WHAT TO WORK ON
How many lines in this material include the string "React"? Answer with the number and nothing further.

Start PROVIDED DATA

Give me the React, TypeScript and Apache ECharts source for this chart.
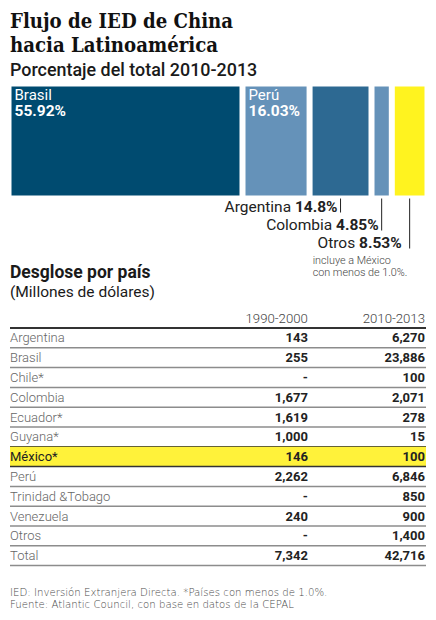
import React, { useEffect, useRef } from 'react';
import * as echarts from 'echarts';

// ---- data ----
const shareNames = ['Brasil', 'Perú', 'Argentina', 'Colombia', 'Otros'];
const shareValues = [55.92, 16.03, 14.8, 4.85, 8.53];
const shareLabels = ['55.92%', '16.03%', '14.8%', '4.85%', '8.53%'];
const otrosNote = ['incluye a México', 'con menos de 1.0%.'];

const periods = ['1990-2000', '2010-2013'];
const countries = [
  'Argentina', 'Brasil', 'Chile*', 'Colombia', 'Ecuador*', 'Guyana*', 'México*',
  'Perú', 'Trinidad &Tobago', 'Venezuela', 'Otros', 'Total',
];
const ied1990: (number | null)[] = [143, 255, null, 1677, 1619, 1000, 146, 2262, null, 240, null, 7342];
const ied2010: (number | null)[] = [6270, 23886, 100, 2071, 278, 15, 100, 6846, 850, 900, 1400, 42716];
const highlightCountry = 'México*';

const titleLines = ['Flujo de IED de China', 'hacia Latinoamérica'];
const subtitle = 'Porcentaje del total 2010-2013';
const tableTitle = 'Desglose por país';
const tableUnit = '(Millones de dólares)';
const footnotes = [
  'IED: Inversión Extranjera Directa. *Países con menos de 1.0%.',
  'Fuente: Atlantic Council, con base en datos de la CEPAL',
];

// ---- styles ----
const SANS = 'Roboto, "Open Sans", sans-serif';
const WIDE = '"DejaVu Sans", Verdana, sans-serif';
const SERIF = '"DejaVu Serif Condensed", "DejaVu Serif", "Liberation Serif", serif';
const shareColors = ['#004b70', '#6592b9', '#2d6992', '#6592b9', '#fff31f'];
const COL1 = 71.6;

const fmt = (v: number | null) => (v == null ? '-' : v.toLocaleString('en-US'));

export default function App() {
  const ref = useRef<HTMLDivElement>(null);

  useEffect(() => {
    document.body.style.margin = '0';
    const chart = echarts.init(ref.current!, undefined, { renderer: 'svg' });

    const total = shareValues.reduce((a, b) => a + b, 0);
    const starts = shareValues.map((_, i) => shareValues.slice(0, i).reduce((a, b) => a + b, 0));
    const annotIdx = [2, 3, 4];

    const barSeries = shareNames.map((n, i) => ({
      type: 'bar',
      name: n,
      stack: 'share',
      xAxisIndex: 0,
      yAxisIndex: 0,
      barWidth: '100%',
      data: [shareValues[i]],
      itemStyle: { color: shareColors[i], borderColor: '#ffffff', borderWidth: 3 },
      label: i < 2
        ? {
            show: true,
            position: [6, 3],
            formatter: () => `{n|${n}}\n{p|${shareLabels[i]}}`,
            rich: {
              n: { fontFamily: SANS, fontSize: 15, color: '#ffffff', lineHeight: 16.5 },
              p: { fontFamily: SANS, fontSize: 15.5, fontWeight: 'bold', color: '#ffffff', lineHeight: 16.5 },
            },
          }
        : { show: false },
    }));

    const annotSeries = {
      type: 'custom',
      xAxisIndex: 0,
      yAxisIndex: 0,
      silent: true,
      clip: false,
      data: annotIdx.map((i) => [starts[i], starts[i] + shareValues[i], 0]),
      encode: { x: [0, 1], y: 2 },
      renderItem: (params: any, api: any) => {
        const k = params.dataIndex;
        const i = annotIdx[k];
        const mid = api.coord([(api.value(0) + api.value(1)) / 2, 0]);
        const band = api.size([0, 1])[1];
        const bottom = mid[1] + band / 2;
        const yEnd = bottom + 14 + 18 * k;
        const gap = k === 2 ? 8 : 3;
        const children: any[] = [
          {
            type: 'line',
            shape: { x1: mid[0], y1: bottom - 15, x2: mid[0], y2: yEnd },
            style: { stroke: '#222222', lineWidth: 1 },
          },
          {
            type: 'text',
            x: mid[0] - gap,
            y: yEnd - 5.5,
            style: {
              text: `{n|${shareNames[i]} }{p|${shareLabels[i]}}`,
              rich: {
                n: { fontFamily: SANS, fontSize: 15.5, fill: '#222222' },
                p: { fontFamily: SANS, fontSize: 15.5, fontWeight: 'bold', fill: '#222222' },
              },
              align: 'right',
              verticalAlign: 'middle',
            },
          },
        ];
        if (i === 4) {
          children.push({
            type: 'text',
            x: mid[0] - 97,
            y: yEnd + 5.5,
            style: {
              text: otrosNote.join('\n'),
              fontFamily: SANS,
              fontSize: 10.8,
              fontWeight: 300,
              lineHeight: 12.6,
              fill: '#444444',
              align: 'left',
              verticalAlign: 'top',
            },
          });
        }
        return { type: 'group', children };
      },
    };

    const rowKeys = ['', ...countries];
    const tableSeries = {
      type: 'custom',
      xAxisIndex: 1,
      yAxisIndex: 1,
      silent: true,
      clip: false,
      data: rowKeys.map((_, r) => [0, r]),
      encode: { x: 0, y: 1 },
      renderItem: (params: any, api: any) => {
        const r = params.dataIndex;
        const c = api.coord([0, r]);
        const band = api.size([0, 1])[1];
        const bot = c[1] + band / 2;
        const top = c[1] - band / 2;
        const xL = c[0];
        const xM = api.coord([COL1, r])[0];
        const xR = api.coord([100, r])[0] - 1;
        const children: any[] = [];
        if (r === 0) {
          periods.forEach((p, j) => {
            children.push({
              type: 'text',
              x: j === 0 ? xM : xR,
              y: c[1],
              style: { text: p, fontFamily: SANS, fontSize: 13.2, fontWeight: 300, fill: '#444444', align: 'right', verticalAlign: 'middle' },
            });
          });
          children.push({
            type: 'line',
            shape: { x1: xL, y1: bot, x2: xR + 1, y2: bot },
            style: { stroke: '#333333', lineWidth: 2 },
          });
          return { type: 'group', children };
        }
        const name = countries[r - 1];
        const hl = name === highlightCountry;
        const nextHl = countries[r] === highlightCountry;
        if (hl) {
          children.push({
            type: 'rect',
            shape: { x: xL, y: top, width: xR + 1 - xL, height: band },
            style: { fill: '#fff23a' },
          });
        }
        children.push({
          type: 'text',
          x: xL,
          y: c[1],
          style: { text: name, fontFamily: SANS, fontSize: 13, fontWeight: hl ? 400 : 300, fill: hl ? '#222222' : '#666666', align: 'left', verticalAlign: 'middle' },
        });
        [ied1990[r - 1], ied2010[r - 1]].forEach((v, j) => {
          children.push({
            type: 'text',
            x: j === 0 ? xM : xR,
            y: c[1],
            style: { text: fmt(v), fontFamily: SANS, fontSize: 13, fontWeight: 'bold', fill: '#222222', align: 'right', verticalAlign: 'middle' },
          });
        });
        children.push({
          type: 'line',
          shape: { x1: xL, y1: bot, x2: xR + 1, y2: bot },
          style: { stroke: hl || nextHl ? '#333333' : '#8c8c8c', lineWidth: 1.5 },
        });
        return { type: 'group', children };
      },
    };

    const txt = (text: string, x: number, y: number, s: any, va = 'middle') => ({
      type: 'text',
      x,
      y,
      silent: true,
      style: { text, align: 'left', verticalAlign: va, ...s },
    });

    chart.setOption({
      animation: false,
      backgroundColor: '#ffffff',
      grid: [
        { left: 8.5, right: 8.5, top: 83.5, height: 115 },
        { left: 10, right: 10, top: 308.2, height: 257.4 },
      ],
      xAxis: [
        { gridIndex: 0, type: 'value', min: 0, max: total, show: false },
        { gridIndex: 1, type: 'value', min: 0, max: 100, show: false },
      ],
      yAxis: [
        { gridIndex: 0, type: 'category', data: ['2010-2013'], show: false },
        { gridIndex: 1, type: 'category', data: rowKeys, inverse: true, show: false },
      ],
      graphic: [
        txt(titleLines.join('\n'), 10, 9.5, { fontFamily: SERIF, fontSize: 20.2, fontWeight: 'bold', lineHeight: 23.6, fill: '#111111' }, 'top'),
        txt(subtitle, 10, 69.5, { fontFamily: SANS, fontSize: 17.9, fontWeight: 500, fill: '#1a1a1a' }),
        txt(tableTitle, 10, 271.5, { fontFamily: SANS, fontSize: 17.5, fontWeight: 'bold', fill: '#1a1a1a' }),
        txt(tableUnit, 10, 291.5, { fontFamily: SANS, fontSize: 15.5, fontWeight: 400, fill: '#1a1a1a' }),
        txt(footnotes.join('\n'), 10, 585.8, { fontFamily: WIDE, fontSize: 10.2, fontWeight: 300, lineHeight: 12.5, fill: '#4a4a4a' }, 'top'),
      ],
      series: [...barSeries, annotSeries, tableSeries],
    });

    return () => chart.dispose();
  }, []);

  return <div ref={ref} style={{ width: 436, height: 620 }} />;
}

End PROVIDED DATA

SOLVED PROBLEM
2